The Union Club is the oldest private club in New York City and the fifth oldest in the United States, after the South River Club in Annapolis, Maryland (between 1700 and 1732), the Schuylkill Fishing Company in Andalusia, Pennsylvania (1732), the Old Colony Club in Plymouth, Massachusetts (1769), and the Philadelphia Club in Philadelphia, Pennsylvania (1834). The Union Club is considered one of the most prestigious clubs in New York City.

The current building is the club's sixth clubhouse and the third built specifically for the members. The prior two clubhouses were at Fifth Avenue and 21st Street, occupied from 1855 to 1903; and on the northeast corner of Fifth Avenue and 51st Street, a limestone clubhouse occupied from 1903 to 1933.
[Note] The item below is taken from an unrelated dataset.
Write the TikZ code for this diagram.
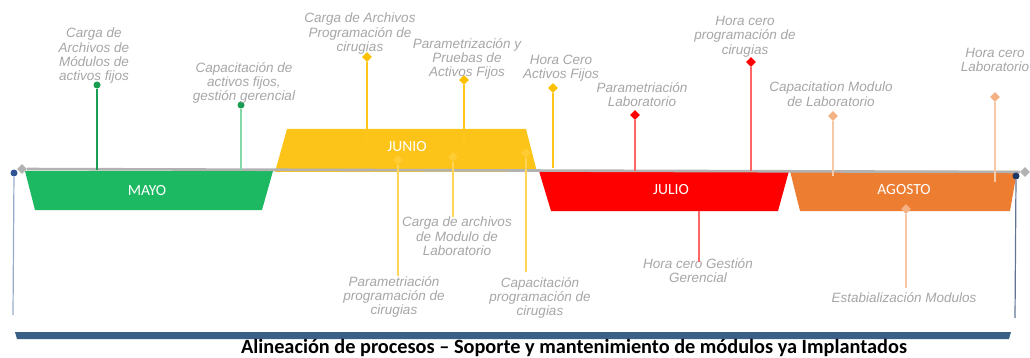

In 1927, club members voted to move uptown, to a quieter and less crowded location. They hired architects William Adams Delano and Chester Holmes Aldrich—who had previously designed buildings for the Knickerbocker Club, the Brook Club, and the Colony Club—to design their new clubhouse. The Union moved to its current location in 1933. The building is known for its opulence and idiosyncratic details. At one point the building featured five dining rooms and a humidor with 100,000 cigars. Notable rooms include the card room, the backgammon room, the library, and the lounge (off the squash courts).